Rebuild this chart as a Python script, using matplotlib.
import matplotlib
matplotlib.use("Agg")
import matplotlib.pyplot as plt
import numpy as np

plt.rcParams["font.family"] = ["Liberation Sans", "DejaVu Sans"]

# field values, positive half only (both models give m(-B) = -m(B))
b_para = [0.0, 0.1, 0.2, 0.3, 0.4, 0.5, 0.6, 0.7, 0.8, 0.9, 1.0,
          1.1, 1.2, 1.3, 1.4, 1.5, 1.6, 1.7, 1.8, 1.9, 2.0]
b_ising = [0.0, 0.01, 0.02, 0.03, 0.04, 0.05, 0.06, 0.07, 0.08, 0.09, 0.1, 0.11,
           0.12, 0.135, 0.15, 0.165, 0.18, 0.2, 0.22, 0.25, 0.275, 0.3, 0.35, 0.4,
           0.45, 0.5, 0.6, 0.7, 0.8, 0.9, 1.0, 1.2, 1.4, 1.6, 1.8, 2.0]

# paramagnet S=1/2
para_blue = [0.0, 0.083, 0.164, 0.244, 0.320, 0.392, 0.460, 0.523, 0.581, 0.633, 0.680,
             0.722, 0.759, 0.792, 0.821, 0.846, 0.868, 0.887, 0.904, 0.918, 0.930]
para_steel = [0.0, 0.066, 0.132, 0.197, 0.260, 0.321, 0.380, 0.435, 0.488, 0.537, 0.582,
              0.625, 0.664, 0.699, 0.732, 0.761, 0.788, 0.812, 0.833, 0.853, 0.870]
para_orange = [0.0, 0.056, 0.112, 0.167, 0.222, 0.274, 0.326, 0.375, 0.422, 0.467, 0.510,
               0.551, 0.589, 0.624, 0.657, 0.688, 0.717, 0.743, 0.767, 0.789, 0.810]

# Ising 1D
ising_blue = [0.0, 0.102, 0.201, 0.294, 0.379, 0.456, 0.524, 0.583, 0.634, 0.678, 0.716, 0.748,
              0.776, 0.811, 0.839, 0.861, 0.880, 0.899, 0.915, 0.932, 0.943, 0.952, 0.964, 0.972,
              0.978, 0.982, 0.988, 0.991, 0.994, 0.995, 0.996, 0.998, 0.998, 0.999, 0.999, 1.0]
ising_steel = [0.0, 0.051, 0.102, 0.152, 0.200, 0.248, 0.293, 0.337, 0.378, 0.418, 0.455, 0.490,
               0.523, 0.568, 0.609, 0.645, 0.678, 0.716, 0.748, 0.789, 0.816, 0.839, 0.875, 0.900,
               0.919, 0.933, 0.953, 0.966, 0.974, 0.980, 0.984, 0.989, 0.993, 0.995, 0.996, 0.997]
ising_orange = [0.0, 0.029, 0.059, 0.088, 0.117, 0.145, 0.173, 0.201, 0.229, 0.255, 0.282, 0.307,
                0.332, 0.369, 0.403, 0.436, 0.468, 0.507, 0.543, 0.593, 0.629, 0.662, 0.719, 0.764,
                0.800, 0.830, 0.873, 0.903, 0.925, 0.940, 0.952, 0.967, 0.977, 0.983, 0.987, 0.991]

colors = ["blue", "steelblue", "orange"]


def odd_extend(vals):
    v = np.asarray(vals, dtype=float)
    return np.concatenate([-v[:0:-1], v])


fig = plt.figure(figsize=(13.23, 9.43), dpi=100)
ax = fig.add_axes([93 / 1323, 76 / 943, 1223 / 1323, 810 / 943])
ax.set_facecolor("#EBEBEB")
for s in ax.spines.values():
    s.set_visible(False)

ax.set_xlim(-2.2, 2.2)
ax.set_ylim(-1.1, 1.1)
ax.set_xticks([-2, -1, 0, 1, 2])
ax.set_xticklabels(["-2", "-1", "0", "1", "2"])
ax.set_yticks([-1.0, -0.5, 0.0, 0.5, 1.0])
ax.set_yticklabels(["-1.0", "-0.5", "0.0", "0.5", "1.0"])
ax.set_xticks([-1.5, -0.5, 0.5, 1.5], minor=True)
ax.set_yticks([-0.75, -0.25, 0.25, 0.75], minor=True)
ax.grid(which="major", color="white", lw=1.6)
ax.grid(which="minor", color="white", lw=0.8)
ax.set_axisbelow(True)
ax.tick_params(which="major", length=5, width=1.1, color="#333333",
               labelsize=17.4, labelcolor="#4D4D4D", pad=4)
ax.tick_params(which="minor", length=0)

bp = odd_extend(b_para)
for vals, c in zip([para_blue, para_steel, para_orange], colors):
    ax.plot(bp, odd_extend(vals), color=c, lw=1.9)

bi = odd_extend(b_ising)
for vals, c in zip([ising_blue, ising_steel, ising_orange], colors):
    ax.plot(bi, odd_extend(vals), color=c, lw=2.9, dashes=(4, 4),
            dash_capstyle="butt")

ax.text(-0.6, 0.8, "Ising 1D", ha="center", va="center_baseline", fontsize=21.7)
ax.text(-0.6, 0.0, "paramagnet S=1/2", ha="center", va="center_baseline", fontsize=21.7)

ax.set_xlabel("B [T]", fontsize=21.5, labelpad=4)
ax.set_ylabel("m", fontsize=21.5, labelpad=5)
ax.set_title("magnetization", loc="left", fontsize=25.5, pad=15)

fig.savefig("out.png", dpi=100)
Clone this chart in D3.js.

■ WORK TO BE COMPLETED
Search the lines for the string "matplotlib" and copy every line that has it.

■ RESPONSE
Rebuild this chart as a Python script, using matplotlib.
import matplotlib
matplotlib.use("Agg")
import matplotlib.pyplot as plt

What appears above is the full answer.